**DIRECTIONS FOR THIS TASK**
Gather, from the listing beneath this task, every line holding the string "chart".
........
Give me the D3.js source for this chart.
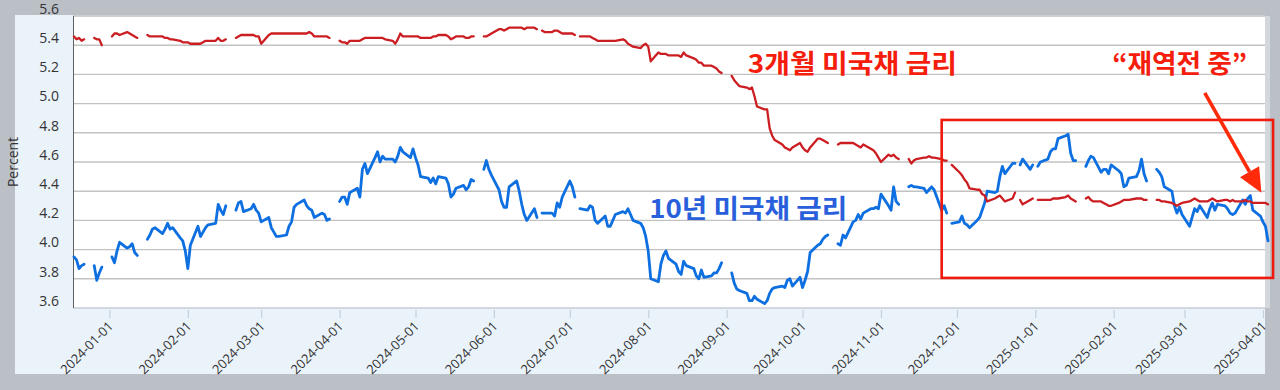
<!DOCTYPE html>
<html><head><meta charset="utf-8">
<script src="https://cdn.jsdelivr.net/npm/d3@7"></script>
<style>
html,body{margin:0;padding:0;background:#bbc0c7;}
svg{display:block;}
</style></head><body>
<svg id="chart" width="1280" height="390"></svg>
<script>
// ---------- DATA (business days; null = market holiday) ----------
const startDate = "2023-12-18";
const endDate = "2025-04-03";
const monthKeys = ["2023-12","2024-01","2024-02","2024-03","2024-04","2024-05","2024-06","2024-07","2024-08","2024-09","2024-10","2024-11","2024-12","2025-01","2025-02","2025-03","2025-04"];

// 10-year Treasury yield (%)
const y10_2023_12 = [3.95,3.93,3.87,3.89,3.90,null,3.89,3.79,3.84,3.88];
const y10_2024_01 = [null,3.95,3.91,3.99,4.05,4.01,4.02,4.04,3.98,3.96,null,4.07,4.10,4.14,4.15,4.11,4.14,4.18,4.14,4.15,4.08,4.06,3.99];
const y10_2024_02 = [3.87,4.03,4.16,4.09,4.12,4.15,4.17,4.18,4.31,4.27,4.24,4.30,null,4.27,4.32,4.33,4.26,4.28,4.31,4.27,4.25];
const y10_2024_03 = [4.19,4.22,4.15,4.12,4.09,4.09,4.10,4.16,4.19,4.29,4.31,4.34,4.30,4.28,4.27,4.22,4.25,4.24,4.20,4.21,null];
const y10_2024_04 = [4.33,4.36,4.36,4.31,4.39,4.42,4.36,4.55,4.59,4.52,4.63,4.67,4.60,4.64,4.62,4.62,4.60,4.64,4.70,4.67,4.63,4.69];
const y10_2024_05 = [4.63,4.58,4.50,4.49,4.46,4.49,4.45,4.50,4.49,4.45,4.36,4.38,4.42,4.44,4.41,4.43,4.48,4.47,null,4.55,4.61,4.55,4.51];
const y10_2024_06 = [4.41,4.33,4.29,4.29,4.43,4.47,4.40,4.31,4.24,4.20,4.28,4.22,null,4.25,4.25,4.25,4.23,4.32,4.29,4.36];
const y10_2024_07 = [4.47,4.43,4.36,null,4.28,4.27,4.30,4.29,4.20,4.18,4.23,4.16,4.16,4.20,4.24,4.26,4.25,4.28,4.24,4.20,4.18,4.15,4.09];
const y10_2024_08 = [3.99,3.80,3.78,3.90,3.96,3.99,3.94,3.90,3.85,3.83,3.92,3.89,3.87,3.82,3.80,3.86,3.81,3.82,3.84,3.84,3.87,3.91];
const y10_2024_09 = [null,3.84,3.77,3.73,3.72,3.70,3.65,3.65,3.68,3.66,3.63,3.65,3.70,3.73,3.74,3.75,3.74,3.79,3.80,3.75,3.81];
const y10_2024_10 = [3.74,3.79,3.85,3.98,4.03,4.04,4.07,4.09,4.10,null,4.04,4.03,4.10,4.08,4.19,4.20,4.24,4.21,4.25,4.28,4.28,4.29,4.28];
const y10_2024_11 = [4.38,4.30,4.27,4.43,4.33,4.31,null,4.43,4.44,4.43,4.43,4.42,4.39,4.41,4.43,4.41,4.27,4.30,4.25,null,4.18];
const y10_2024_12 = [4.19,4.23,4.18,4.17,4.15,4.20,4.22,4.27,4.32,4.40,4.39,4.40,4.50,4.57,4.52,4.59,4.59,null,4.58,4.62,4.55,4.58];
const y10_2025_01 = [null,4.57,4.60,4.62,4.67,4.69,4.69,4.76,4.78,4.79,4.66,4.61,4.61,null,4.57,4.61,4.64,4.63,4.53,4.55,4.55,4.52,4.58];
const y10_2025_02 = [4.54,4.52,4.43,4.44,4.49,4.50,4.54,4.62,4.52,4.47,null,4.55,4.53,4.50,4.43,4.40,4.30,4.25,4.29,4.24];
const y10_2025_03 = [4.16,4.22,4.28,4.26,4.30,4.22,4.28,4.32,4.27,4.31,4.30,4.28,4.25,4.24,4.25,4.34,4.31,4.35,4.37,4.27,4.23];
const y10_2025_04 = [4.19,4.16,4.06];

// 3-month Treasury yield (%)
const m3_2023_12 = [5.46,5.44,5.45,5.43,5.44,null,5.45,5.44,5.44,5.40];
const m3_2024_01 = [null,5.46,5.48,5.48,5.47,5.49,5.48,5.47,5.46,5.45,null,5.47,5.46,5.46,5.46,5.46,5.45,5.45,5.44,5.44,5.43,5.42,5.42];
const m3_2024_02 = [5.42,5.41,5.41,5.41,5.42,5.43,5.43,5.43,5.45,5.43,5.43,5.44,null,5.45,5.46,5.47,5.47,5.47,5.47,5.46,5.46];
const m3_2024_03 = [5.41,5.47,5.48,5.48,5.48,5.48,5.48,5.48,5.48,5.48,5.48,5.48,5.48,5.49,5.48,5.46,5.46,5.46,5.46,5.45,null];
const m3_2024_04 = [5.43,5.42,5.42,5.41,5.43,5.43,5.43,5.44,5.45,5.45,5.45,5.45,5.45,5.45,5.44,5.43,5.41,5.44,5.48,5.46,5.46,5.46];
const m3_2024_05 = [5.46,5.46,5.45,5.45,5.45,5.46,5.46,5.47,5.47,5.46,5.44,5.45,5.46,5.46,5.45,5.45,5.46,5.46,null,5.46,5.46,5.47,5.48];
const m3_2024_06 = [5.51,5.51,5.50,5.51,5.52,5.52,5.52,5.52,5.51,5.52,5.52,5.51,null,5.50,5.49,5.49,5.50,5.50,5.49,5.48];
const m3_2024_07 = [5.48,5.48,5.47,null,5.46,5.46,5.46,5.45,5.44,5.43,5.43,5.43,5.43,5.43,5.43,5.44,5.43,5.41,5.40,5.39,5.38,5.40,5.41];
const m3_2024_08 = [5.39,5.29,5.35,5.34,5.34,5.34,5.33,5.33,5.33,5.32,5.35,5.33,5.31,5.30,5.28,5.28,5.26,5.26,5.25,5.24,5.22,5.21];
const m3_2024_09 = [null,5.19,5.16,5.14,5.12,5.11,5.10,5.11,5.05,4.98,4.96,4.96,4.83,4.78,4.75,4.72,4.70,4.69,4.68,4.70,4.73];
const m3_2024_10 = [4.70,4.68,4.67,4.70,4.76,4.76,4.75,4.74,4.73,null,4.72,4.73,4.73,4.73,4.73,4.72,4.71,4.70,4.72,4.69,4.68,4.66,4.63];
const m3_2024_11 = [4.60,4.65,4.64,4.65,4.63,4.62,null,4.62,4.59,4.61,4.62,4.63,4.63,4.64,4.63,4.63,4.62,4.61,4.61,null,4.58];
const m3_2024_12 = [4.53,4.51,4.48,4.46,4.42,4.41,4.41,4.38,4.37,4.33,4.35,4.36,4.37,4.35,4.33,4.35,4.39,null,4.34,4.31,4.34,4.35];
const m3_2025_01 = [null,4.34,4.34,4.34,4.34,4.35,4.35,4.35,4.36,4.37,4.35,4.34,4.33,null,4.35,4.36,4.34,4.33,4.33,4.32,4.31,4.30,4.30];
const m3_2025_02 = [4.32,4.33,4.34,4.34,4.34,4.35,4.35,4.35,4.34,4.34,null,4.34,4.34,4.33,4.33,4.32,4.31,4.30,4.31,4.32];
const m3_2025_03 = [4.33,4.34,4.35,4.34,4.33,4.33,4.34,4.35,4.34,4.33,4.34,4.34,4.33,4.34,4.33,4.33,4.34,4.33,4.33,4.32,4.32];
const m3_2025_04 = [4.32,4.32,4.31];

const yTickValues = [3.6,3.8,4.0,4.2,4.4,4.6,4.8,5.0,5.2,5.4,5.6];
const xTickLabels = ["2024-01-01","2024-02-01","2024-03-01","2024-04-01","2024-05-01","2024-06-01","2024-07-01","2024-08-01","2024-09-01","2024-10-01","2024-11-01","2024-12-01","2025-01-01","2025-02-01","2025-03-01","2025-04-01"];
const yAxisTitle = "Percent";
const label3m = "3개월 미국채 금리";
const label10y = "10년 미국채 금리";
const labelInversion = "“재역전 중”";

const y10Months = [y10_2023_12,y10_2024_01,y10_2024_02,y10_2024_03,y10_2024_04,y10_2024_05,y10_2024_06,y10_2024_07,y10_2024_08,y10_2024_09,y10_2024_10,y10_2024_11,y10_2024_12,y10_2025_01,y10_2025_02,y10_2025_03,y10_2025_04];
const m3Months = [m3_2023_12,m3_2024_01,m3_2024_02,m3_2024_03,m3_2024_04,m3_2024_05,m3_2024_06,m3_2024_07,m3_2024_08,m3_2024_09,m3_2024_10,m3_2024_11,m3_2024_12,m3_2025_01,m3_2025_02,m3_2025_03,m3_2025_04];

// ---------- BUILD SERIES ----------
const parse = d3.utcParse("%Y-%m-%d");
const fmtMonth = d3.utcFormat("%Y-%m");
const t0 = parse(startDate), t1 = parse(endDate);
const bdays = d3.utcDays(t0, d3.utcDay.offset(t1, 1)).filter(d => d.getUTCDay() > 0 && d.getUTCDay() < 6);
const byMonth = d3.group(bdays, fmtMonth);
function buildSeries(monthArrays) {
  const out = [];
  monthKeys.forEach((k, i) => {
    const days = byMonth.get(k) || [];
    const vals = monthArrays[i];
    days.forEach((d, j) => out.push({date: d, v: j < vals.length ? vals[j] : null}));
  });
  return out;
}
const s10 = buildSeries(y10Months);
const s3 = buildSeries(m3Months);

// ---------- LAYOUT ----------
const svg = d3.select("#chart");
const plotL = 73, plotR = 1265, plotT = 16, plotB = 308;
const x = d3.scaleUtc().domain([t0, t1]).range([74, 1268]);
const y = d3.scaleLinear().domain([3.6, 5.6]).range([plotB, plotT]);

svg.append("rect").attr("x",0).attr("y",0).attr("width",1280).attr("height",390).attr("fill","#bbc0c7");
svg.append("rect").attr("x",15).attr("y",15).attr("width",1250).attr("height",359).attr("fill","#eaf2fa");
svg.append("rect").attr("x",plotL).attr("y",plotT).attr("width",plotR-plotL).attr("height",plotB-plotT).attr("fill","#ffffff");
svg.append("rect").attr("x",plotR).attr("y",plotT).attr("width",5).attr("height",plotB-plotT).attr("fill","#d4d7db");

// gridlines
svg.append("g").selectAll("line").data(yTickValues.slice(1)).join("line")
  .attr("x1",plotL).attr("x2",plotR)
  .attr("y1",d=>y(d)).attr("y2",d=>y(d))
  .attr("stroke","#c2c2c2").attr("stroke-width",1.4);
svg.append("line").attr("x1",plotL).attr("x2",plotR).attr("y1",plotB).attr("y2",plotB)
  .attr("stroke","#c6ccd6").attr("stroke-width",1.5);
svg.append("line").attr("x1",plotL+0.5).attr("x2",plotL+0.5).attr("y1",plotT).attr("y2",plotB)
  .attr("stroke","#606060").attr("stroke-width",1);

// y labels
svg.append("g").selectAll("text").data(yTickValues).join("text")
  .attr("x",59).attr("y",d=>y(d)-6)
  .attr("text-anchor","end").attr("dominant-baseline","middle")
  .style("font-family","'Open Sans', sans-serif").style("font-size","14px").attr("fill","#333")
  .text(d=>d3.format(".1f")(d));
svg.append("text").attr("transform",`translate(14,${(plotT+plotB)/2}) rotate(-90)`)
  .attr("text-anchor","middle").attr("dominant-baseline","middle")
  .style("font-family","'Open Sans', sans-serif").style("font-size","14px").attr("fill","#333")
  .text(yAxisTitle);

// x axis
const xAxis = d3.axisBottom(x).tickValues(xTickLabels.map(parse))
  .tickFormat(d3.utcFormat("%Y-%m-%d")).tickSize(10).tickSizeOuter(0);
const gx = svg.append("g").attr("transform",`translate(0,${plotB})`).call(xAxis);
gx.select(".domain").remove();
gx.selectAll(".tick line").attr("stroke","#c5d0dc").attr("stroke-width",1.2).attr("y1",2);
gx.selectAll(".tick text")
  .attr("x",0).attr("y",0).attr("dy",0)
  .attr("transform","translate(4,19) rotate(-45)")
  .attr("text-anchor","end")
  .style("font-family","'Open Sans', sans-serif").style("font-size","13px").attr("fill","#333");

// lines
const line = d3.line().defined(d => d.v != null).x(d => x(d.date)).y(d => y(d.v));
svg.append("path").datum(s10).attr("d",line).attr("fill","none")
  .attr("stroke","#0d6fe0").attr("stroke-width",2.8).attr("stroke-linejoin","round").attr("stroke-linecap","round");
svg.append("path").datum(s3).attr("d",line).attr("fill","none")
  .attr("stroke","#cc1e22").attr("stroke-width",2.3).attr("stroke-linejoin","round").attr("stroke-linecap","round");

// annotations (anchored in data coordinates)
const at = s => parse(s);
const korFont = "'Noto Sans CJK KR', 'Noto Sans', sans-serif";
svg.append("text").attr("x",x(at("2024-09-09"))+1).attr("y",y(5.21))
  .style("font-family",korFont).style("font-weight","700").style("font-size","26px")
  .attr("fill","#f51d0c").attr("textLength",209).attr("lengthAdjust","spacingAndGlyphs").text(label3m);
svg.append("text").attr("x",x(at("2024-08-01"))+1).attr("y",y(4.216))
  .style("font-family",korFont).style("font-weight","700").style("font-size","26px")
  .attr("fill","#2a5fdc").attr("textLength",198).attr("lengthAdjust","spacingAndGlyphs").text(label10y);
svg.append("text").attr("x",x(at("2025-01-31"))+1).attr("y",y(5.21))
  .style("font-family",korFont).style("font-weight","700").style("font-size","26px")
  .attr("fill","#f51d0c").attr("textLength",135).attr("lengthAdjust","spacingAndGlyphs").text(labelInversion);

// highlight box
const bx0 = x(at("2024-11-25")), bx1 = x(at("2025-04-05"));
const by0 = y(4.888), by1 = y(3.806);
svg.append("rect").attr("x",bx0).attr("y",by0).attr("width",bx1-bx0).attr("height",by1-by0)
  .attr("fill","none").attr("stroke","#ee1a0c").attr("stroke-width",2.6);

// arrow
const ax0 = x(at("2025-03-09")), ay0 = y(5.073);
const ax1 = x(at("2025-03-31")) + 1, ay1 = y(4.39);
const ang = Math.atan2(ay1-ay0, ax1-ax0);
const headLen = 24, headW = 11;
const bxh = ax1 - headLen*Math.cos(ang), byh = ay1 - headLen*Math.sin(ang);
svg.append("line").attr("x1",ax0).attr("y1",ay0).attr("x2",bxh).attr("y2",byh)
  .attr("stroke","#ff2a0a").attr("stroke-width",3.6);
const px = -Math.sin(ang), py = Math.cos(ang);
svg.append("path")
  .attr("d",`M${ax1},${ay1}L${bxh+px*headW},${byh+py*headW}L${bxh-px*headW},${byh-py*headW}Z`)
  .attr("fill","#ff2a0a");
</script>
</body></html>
........
**RESULT FOR THIS EXERCISE**
Give me the D3.js source for this chart.
<svg id="chart" width="1280" height="390"></svg>
const svg = d3.select("#chart");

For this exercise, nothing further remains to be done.